Unfair dismissal and stigma – Ur- Rehman v Doncaster Jahia Mosque
In this Employment Appeal Tribunal case it was held that the Claimant was not in fact stigmatised as a result of his issuing Employment Tribunal proceedings for unfair dismissal.
The facts in Ur- Rehman v Doncaster Jahia Mosque
Mr Ur-Rehman (“the Claimant”) was an imam who worked at the Mosque in Doncaster (“the Respondent”) between 2006 and 16 April 2009. In 2009 the Mosque decided (with good reason) that the imam that worked there would need to speak English. The Claimant could not speak English and the Respondent considered that he would not be able to do so in a reasonable period of time. The Mosque therefore decided to dismiss the Claimant and, believing him not to be an employee, dismissed him without utilising a grievance procedure. The Claimant subsequently filed a claim for unfair dismissal and did in fact obtain a number of positions between the date of his dismissal and the date of the Employment Tribunal hearing. He did, however, claim that he had been dismissed form his latest post as an imam at the Abu Haneefa Educational Trust (“AHET”) because he was being stigmatised as a result of his claim for unfair dismissal.
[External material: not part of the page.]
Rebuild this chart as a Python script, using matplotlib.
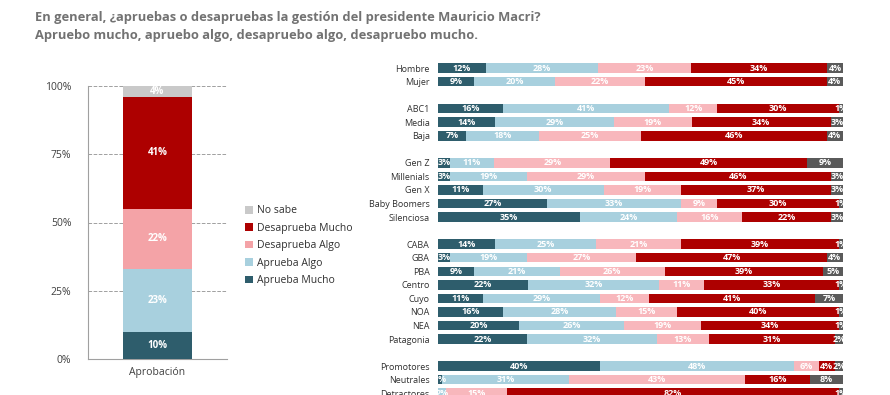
import matplotlib
matplotlib.use("Agg")
import matplotlib.pyplot as plt
from matplotlib.patches import Patch

plt.rcParams['font.family'] = ['Open Sans', 'DejaVu Sans']

# series order: Aprueba Mucho, Aprueba Algo, Desaprueba Algo, Desaprueba Mucho, No sabe
series = ["Aprueba Mucho", "Aprueba Algo", "Desaprueba Algo", "Desaprueba Mucho", "No sabe"]
total = [10, 23, 22, 41, 4]

groups = ["Hombre", "Mujer", None, "ABC1", "Media", "Baja", None,
          "Gen Z", "Millenials", "Gen X", "Baby Boomers", "Silenciosa", None,
          "CABA", "GBA", "PBA", "Centro", "Cuyo", "NOA", "NEA", "Patagonia", None,
          "Promotores", "Neutrales", "Detractores"]
am = [12, 9, None, 16, 14, 7, None, 3, 3, 11, 27, 35, None,
      14, 3, 9, 22, 11, 16, 20, 22, None, 40, 1, 0]
aa = [28, 20, None, 41, 29, 18, None, 11, 19, 30, 33, 24, None,
      25, 19, 21, 32, 29, 28, 26, 32, None, 48, 31, 2]
da = [23, 22, None, 12, 19, 25, None, 29, 29, 19, 9, 16, None,
      21, 27, 26, 11, 12, 15, 19, 13, None, 6, 43, 15]
dm = [34, 45, None, 30, 34, 46, None, 49, 46, 37, 30, 22, None,
      39, 47, 39, 33, 41, 40, 34, 31, None, 4, 16, 82]
ns = [4, 4, None, 1, 3, 4, None, 9, 3, 3, 1, 3, None,
      1, 4, 5, 1, 7, 1, 1, 2, None, 2, 8, 1]

left_colors = ["#2E5D6C", "#A8D0DE", "#F4A3A7", "#AD0000", "#C9C9C9"]
right_colors = ["#2E5D6C", "#A8D0DE", "#F8B7BC", "#AD0000", "#5A5A5A"]

fig = plt.figure(figsize=(8.9, 3.95), dpi=100)

fig.text(35 / 890, 1 - 17 / 395, "En general, ¿apruebas o desapruebas la gestión del presidente Mauricio Macri?",
         fontsize=9.3, fontweight="bold", color="#727272", va="center", ha="left")
fig.text(35 / 890, 1 - 35 / 395, "Apruebo mucho, apruebo algo, desapruebo algo, desapruebo mucho.",
         fontsize=9.3, fontweight="bold", color="#727272", va="center", ha="left")

# left stacked column
ax1 = fig.add_axes([88 / 890, 36 / 395, 139 / 890, 273 / 395])
bottom = 0
for v, c in zip(total, left_colors):
    ax1.bar(0, v, bottom=bottom, width=1.0, color=c, zorder=3)
    ax1.text(0, bottom + v / 2, f"{v}%", ha="center", va="center", color="white",
             fontsize=7, fontweight="bold", zorder=4)
    bottom += v
ax1.set_xlim(-1, 1)
ax1.set_ylim(0, 100)
ax1.set_yticks([0, 25, 50, 75, 100])
ax1.set_yticklabels(["0%", "25%", "50%", "75%", "100%"])
ax1.set_xticks([0])
ax1.set_xticklabels(["Aprobación"])
ax1.grid(axis="y", linestyle="--", color="#A0A0A0", linewidth=0.7, zorder=0)
for s in ["top", "right"]:
    ax1.spines[s].set_visible(False)
for s in ["left", "bottom"]:
    ax1.spines[s].set_color("#A0A0A0")
    ax1.spines[s].set_linewidth(0.8)
ax1.tick_params(axis="y", length=0, labelsize=7.5, labelcolor="#404040", pad=12)
ax1.tick_params(axis="x", length=0, labelsize=7.5, labelcolor="#404040", pad=6)

handles = [Patch(facecolor=c, edgecolor="none") for c in left_colors][::-1]
fig.legend(handles, series[::-1], loc="upper left", bbox_to_anchor=(236 / 890, 1 - 196 / 395),
           frameon=False, fontsize=7.5, handlelength=0.75, handleheight=0.75,
           handletextpad=0.4, labelspacing=0.62, labelcolor="#303030")

# right stacked bars
ax2 = fig.add_axes([438 / 890, 0, 405 / 890, 340 / 395])
cols = [am, aa, da, dm, ns]
for i, g in enumerate(groups):
    if g is None:
        continue
    vals = [col[i] for col in cols]
    tot = sum(vals)
    left = 0
    for v, c in zip(vals, right_colors):
        w = v / tot * 100
        ax2.barh(i, w, left=left, height=0.7, color=c)
        if v > 0:
            ax2.text(left + w / 2, i, f"{v}%", ha="center", va="center", color="white",
                     fontsize=6.5, fontweight="bold", clip_on=True)
        left += w
pos = [i for i, g in enumerate(groups) if g is not None]
ax2.set_yticks(pos)
ax2.set_yticklabels([g for g in groups if g is not None])
ax2.set_xlim(0, 100)
ax2.set_ylim(24.13, -0.96)
ax2.set_xticks([])
for s in ax2.spines.values():
    s.set_visible(False)
ax2.tick_params(axis="y", length=0, labelsize=6.5, labelcolor="#303030", pad=6)

fig.savefig("out.png", dpi=100)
It was found at a preliminary hearing that he was in fact an employee. The Employment Tribunal subsequently found in the Claimant’s favour in his unfair dismissal claim but (utilising the Polkey rule) limited past loss to just 26 weeks from the date of the effective date of termination to the date that a hypothetical fair dismissal would have occurred. The ET rejected his claim that he had been stigmatised. The Claimant appealed on the following points:
- That he had in fact been stigmatised and that the Employment Tribunal had applied the incorrect legal test
- That the Employment Judge had erred in determining that the Claimant had taken holidays (on the balance of probabilities) and that the Claimant was therefore owed holiday pay
The law relating to stigma after an unfair dismissal
If an employee is unfairly dismissed then they are entitled to claim compensation for their losses from the date of their dismissal to a date that the Employment Tribunal deems reasonable. However, if the dismissed employee encounters difficulties finding new employment because future potential employers decided not to employ him because of his issuing Employment Tribunal proceedings against his previous employer. This was established in the Court of Appeal case of Abbey National plc v Chagger  EWCA Civ 1202.
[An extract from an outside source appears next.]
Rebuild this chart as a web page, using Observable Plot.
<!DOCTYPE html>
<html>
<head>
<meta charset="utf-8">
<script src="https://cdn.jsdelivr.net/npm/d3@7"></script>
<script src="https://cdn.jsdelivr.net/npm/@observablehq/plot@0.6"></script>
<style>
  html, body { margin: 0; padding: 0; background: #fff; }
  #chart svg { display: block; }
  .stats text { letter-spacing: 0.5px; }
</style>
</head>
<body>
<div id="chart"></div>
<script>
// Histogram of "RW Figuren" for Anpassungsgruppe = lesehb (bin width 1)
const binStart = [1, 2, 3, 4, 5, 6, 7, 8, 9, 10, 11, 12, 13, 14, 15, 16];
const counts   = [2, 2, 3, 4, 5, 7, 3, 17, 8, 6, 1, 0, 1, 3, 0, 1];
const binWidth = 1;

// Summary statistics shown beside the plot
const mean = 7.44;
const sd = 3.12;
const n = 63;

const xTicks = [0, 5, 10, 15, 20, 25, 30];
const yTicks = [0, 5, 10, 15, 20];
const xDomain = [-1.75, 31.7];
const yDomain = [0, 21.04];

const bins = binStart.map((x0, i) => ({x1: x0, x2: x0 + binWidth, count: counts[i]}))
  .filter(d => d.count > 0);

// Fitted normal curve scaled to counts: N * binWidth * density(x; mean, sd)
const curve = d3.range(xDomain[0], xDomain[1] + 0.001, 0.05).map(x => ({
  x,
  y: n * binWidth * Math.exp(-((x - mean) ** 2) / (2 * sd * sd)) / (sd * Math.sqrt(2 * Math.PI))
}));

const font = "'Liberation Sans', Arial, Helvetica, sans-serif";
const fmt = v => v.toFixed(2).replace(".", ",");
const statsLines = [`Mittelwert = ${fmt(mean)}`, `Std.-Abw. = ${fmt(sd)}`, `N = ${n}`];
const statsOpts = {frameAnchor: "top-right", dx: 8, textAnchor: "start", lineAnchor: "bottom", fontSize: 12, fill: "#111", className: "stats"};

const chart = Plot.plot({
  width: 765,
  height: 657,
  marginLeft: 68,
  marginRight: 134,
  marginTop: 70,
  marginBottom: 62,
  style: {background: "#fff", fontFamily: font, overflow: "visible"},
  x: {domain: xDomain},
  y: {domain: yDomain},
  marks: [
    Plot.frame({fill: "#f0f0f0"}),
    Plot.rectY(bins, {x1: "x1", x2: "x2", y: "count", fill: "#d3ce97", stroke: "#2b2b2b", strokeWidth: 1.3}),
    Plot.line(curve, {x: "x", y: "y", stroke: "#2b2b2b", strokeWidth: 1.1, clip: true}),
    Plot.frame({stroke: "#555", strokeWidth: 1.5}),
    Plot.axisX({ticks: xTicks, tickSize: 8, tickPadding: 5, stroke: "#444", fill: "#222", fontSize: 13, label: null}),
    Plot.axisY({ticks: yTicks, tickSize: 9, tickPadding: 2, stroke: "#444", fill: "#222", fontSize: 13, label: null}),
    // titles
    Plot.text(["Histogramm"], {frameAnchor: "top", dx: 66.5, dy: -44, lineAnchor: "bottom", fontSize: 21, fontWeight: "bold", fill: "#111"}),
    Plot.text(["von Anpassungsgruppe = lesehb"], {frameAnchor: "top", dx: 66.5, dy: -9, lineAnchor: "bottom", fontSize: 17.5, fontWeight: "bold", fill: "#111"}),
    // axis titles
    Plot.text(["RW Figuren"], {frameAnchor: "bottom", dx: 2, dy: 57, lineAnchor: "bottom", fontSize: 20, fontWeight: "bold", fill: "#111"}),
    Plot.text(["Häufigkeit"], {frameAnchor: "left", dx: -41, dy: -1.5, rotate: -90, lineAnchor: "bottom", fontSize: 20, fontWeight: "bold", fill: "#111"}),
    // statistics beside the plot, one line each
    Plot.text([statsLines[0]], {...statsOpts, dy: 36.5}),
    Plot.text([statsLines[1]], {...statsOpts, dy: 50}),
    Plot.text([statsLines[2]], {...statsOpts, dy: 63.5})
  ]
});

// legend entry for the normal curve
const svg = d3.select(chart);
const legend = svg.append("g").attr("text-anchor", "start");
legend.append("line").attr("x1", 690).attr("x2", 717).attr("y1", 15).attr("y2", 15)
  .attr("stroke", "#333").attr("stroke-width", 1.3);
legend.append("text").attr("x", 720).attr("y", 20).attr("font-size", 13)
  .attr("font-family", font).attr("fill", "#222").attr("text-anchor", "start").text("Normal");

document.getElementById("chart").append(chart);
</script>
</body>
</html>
The Employment Appeal Tribunal’s judgment in Ur- Rehman v Doncaster Jahia Mosque
The Employment Appeal Tribunal rejected the Claimant’s appeal on both grounds. It found that the Claimant had not established that he had suffered a stigma on the balance of probabilities. The Claimant had managed to obtain temporary employment a short time after his dismissal and then was able to obtain more permanent employment at the AHET after that. This suggested that he had not been stigmatised by the Employment Tribunal proceedings. Further, the Claimant was inconsistent in his evidence relating to holidays and had admitted that he had been permitted to take holidays. The second ground of the appeal therefore failed.
Our specialist employment lawyers’ views on Ur- Rehman v Doncaster Jahia Mosque
This is an interesting case for a number of reasons. Firstly, it demonstrates that if the Claimant is a poor witness it makes winning the case a significantly more difficult prospect. Opposing Counsel in this case was able to demonstrate factual inconsistencies in the Claimants evidence to great effect. Secondly, the Employment Tribunal found that as a matter of fact imams can be employees rather than office-holders. Finally, a Claimant must show that their search for a job has been significantly affected by the fact that they’ve issued Employment Tribunal proceedings. They must therefore gather evidence of applications and the reasons for any rejection.